Die Klägerin, die ihren Sitz auf den Seychellen hat, registrierte sich im April 2014 zunächst unter Angabe der Daten "C L. NA" als ein solcher Affiliate auf der Webseite der Beklagten. Auf den Hinweis der Beklagten, dass diese Daten zur Teilnahme an dem Affiliate-Partnerprogramm nicht ausreichend seien, ergänzte die Klägerin ihre Angaben um die Daten "Fa. B. Seychellen" und die Angaben eines Schweizer Bankkontos. Provisionspflichtige Vermittlungen konnte die Klägerin bereits seit April 2014 durchführen und erwarb seitdem auch Provisionsansprüche i.H.v. insgesamt € 6.569 €. Die Klägerin hat gegen die Beklagte für die Provisionsansprüche April bis September 2014 ein Versäumnisurteil erwirkt und die Klage nach Einspruch der Beklagten um die Provisionen von Oktober 2014 bis März 2015 erhöht. Das LG hat das Versäumnisurteil aufrechterhalten und die Beklagte darüber hinaus antragsgemäß verurteilt.
Die Beklagte war der der Ansicht, dass ihr ein Zurückbehaltungsrecht gem. § 273 Abs. 1 BGB zustehe. Die Klägerin sei verpflichtetet, Auskunft darüber zu erteilen, wer der wirtschaftlich berechtigte Empfänger der zu zahlenden Provisionsansprüche sei. Diese Verpflichtung bestehe, egal ob als Nebenpflicht oder aufgrund ausdrücklicher Vereinbarung bei Vertragsschluss.
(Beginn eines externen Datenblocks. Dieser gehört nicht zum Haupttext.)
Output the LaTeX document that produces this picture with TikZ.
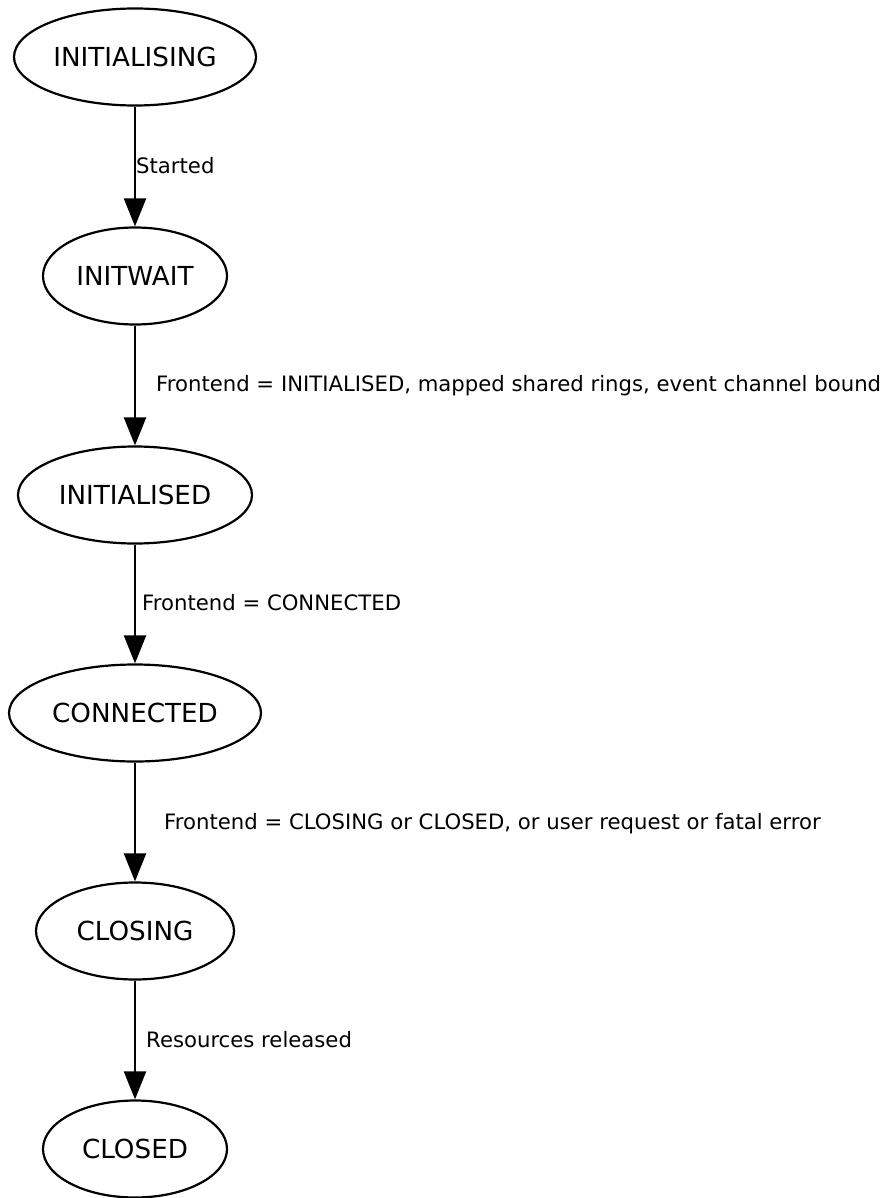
\documentclass[tikz,border=0pt]{standalone}
\usepackage{fontspec}
\setmainfont{DejaVu Sans}
\usetikzlibrary{shapes.geometric,arrows.meta}
\begin{document}
\begin{tikzpicture}[x=1pt,y=-1pt,
  state/.style={ellipse,draw,line width=2.2pt,inner sep=0pt,minimum height=97pt,font=\fontsize{26.2}{32}\selectfont},
  trans/.style={line width=2.2pt,-{Triangle[length=28pt,width=22pt]}},
  lab/.style={anchor=base west,inner sep=0pt,font=\fontsize{21.2}{25}\selectfont}]
\useasboundingbox (0,0) rectangle (893,1198);
\node[state,minimum width=242pt] (s1) at (135,57) {INITIALISING};
\node[state,minimum width=184pt] (s2) at (135,276) {INITWAIT};
\node[state,minimum width=234pt] (s3) at (135,495) {INITIALISED};
\node[state,minimum width=252pt] (s4) at (135,713) {CONNECTED};
\node[state,minimum width=198pt] (s5) at (135,931) {CLOSING};
\node[state,minimum width=184pt] (s6) at (135,1149) {CLOSED};
\draw[trans] (s1) -- (s2);
\draw[trans] (s2) -- (s3);
\draw[trans] (s3) -- (s4);
\draw[trans] (s4) -- (s5);
\draw[trans] (s5) -- (s6);
\node[lab] (l1) at (136,174) {Started};
\node[lab] (l2) at (156,391) {Frontend = INITIALISED, mapped shared rings, event channel bound};
\node[lab] (l3) at (142,610) {Frontend = CONNECTED};
\node[lab] (l4) at (164,829) {Frontend = CLOSING or CLOSED, or user request or fatal error};
\node[lab] (l5) at (146,1047) {Resources released};
\end{tikzpicture}
\end{document}
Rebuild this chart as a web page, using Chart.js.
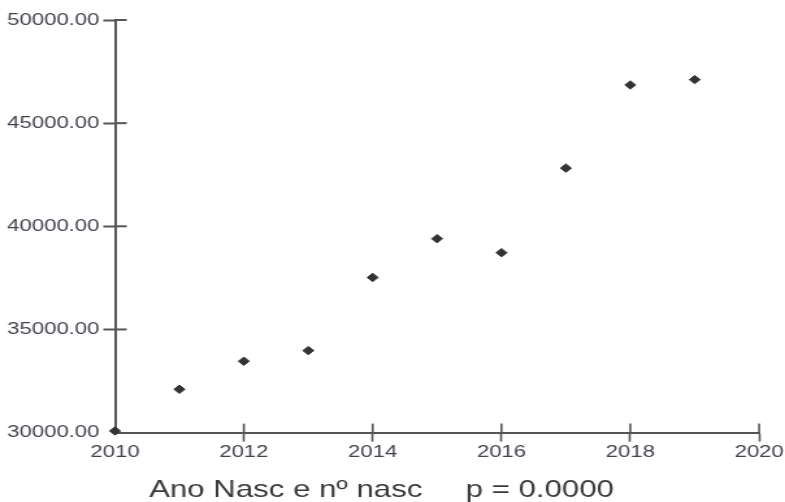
<!DOCTYPE html>
<html>
<head>
<meta charset="utf-8">
<script src="https://cdn.jsdelivr.net/npm/chart.js@4.4.1/dist/chart.umd.min.js"></script>
<style>
  html, body { margin: 0; padding: 0; background: #fff; overflow: hidden; }
  /* the reference is a stretched export, so the canvas is widened the same way */
  #chart { display: block; transform: scaleX(1.2997); transform-origin: 0 0; }
</style>
</head>
<body>
<canvas id="chart" width="604" height="502"></canvas>
<script>
const years = [2010, 2011, 2012, 2013, 2014, 2015, 2016, 2017, 2018, 2019];
const births = [30080, 32100, 33460, 33975, 37520, 39400, 38720, 42820, 46850, 47110];
const xTicks = [2010, 2012, 2014, 2016, 2018, 2020];
const yTicks = [30000, 35000, 40000, 45000, 50000];
const titleText = 'Ano Nasc e nº nasc     p = 0.0000';

const axisColor = '#555555';
const labelColor = '#44444e';
const fontFamily = '"Liberation Sans", Arial, sans-serif';

// ticks in the reference cross the axis line, chart.js only draws the outer half
const innerTicks = {
  id: 'innerTicks',
  beforeDatasetsDraw(chart) {
    const { ctx, chartArea, scales } = chart;
    ctx.save();
    ctx.strokeStyle = axisColor;
    ctx.lineWidth = 1.6;
    scales.x.ticks.forEach((t, i) => {
      if (i === 0) return;
      const px = scales.x.getPixelForValue(t.value);
      ctx.beginPath();
      ctx.moveTo(px, chartArea.bottom);
      ctx.lineTo(px, chartArea.bottom - 9);
      ctx.stroke();
    });
    ctx.lineWidth = 2;
    scales.y.ticks.forEach((t, i) => {
      if (i === 0) return;
      const py = scales.y.getPixelForValue(t.value);
      ctx.beginPath();
      ctx.moveTo(chartArea.left, py);
      ctx.lineTo(chartArea.left + 9, py);
      ctx.stroke();
    });
    ctx.restore();
  }
};

new Chart(document.getElementById('chart'), {
  type: 'scatter',
  data: {
    datasets: [{
      data: years.map((y, i) => ({ x: y, y: births[i] })),
      pointStyle: 'rectRot',
      pointRadius: 4.2,
      pointBorderWidth: 1,
      backgroundColor: '#333333',
      borderColor: '#333333',
      clip: false,
    }],
  },
  options: {
    responsive: false,
    devicePixelRatio: 1,
    animation: false,
    layout: { padding: { top: 20, right: 17, left: 0, bottom: 0 } },
    plugins: {
      legend: { display: false },
      tooltip: { enabled: false },
      title: {
        display: true,
        position: 'bottom',
        text: titleText,
        color: '#3a3a3a',
        font: { family: fontFamily, size: 24, weight: 'normal', lineHeight: 1 },
        padding: { top: 14, bottom: 0 },
      },
    },
    scales: {
      x: {
        type: 'linear',
        min: 2010,
        max: 2020,
        afterBuildTicks: s => { s.ticks = xTicks.map(v => ({ value: v })); },
        border: { display: true, color: axisColor, width: 2 },
        grid: {
          drawOnChartArea: false,
          tickLength: 9,
          tickWidth: 1.6,
          color: c => c.index === 0 ? 'rgba(0,0,0,0)' : axisColor,
        },
        ticks: {
          color: labelColor,
          padding: 1,
          maxRotation: 0,
          font: { family: fontFamily, size: 17 },
          callback: v => String(v),
        },
      },
      y: {
        type: 'linear',
        min: 30000,
        max: 50000,
        afterBuildTicks: s => { s.ticks = yTicks.map(v => ({ value: v })); },
        afterFit: s => { s.width = 88.5; },
        border: { display: true, color: axisColor, width: 2 },
        grid: {
          drawOnChartArea: false,
          tickLength: 9,
          tickWidth: 2,
          color: c => c.index === 0 ? 'rgba(0,0,0,0)' : axisColor,
        },
        ticks: {
          color: labelColor,
          padding: 3,
          font: { family: fontFamily, size: 17 },
          callback: v => Number(v).toFixed(2),
        },
      },
    },
  },
  plugins: [innerTicks],
});
</script>
</body>
</html>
Sie ergebe sich aus dem Umstand, dass die Beklagte ihrerseits gem. § 160 Abs. 1 AO verpflichtet sei, die Empfänger der Provisionszahlungen zu benennen. Das OLG wies die Berufung der Beklagten jedoch zurück.
Die Gründe:
Der Beklagten stand gegen die Klägerin weder ein Auskunftsanspruch aus dem Affiliate-Partnerprogramm-Vertrag noch ein allgemeiner Auskunftsanspruch aus vertraglichen Nebenpflichten i.V.m. § 242 BGB zu.
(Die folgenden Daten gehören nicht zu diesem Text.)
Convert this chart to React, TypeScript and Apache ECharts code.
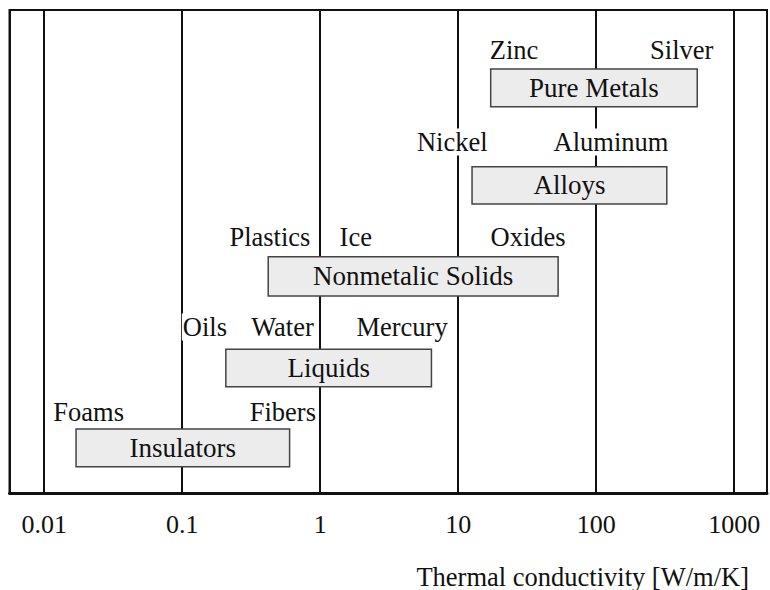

Die Beklagte hatte sich weder in den AGBs zum Affiliate-Partnerprogramm-Vertrag noch in sonstiger Weise einen Auskunftsanspruch gegen die Klägerin bei Vertragsschluss vorbehalten oder einräumen lassen. Etwas Gegenteiliges wurde von der Beklagten auch nicht vorgetragen. Die Klägerin schuldete auch nicht im Rahmen ihrer vertraglichen Nebenpflichten die von der Beklagten geltend gemachte Auskunft. Denn der Beklagten stand kein allgemeiner Auskunftsanspruch zu.
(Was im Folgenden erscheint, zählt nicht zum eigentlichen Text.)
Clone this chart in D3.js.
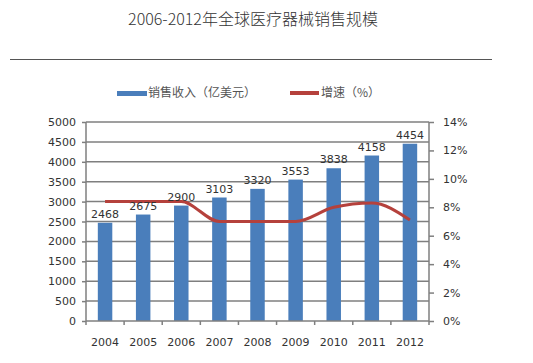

Nur ausnahmsweise kann nach Treu und Glauben für den Schuldner eine Auskunftspflicht bestehen, wenn die zwischen den Parteien bestehende Rechtsbeziehung es mit sich bringt, dass der Berechtigte in entschuldbarer Weise über Bestehen und Umfang seines Rechts im Ungewissen ist und der Verpflichtete die zur Beseitigung der Ungewissheit erforderliche Auskunft unschwer geben kann (BGH-Urt. v. 13.12.2001, Az.: I ZR 44/99). Die geforderten Angaben müssen dabei zur Erreichung des Vertragszwecks unbedingt erforderlich sein. Verlangt werden können daher insbesondere nur solche Angaben, die für die Geltendmachung des Hauptanspruchs auch tatsächlich benötigt werden.
Entgegen der Auffassung der Beklagten hatte das LG mit Recht verneint, dass zur Abwicklung des Affiliate-Partnerprogramms eine Auskunft über die Frage, ob hinter der Klägerin weitere Personen stehen, denen die Provisionszahlungen zugutekommen, erforderlich ist. Dem stand nicht entgegen, dass die Beklagte gem. § 160 Abs. 1 AO gegenüber dem Finanzamt die steuerrechtliche Pflicht traf, den (wahren) Empfänger von Betriebsausgaben zu benennen und bei der Ermittlung von Auslandssachverhalten i.S.d. § 90 Abs. 1 AO mitzuwirken. Denn in diese etwaigen steuerlichen Mitwirkungs- und Benennungspflichten war die Klägerin nicht mit einbezogen. Die Klägerin war nicht "Beteiligte" i.S.v. 90 Abs.1 AO bei der Besteuerung der Beklagten.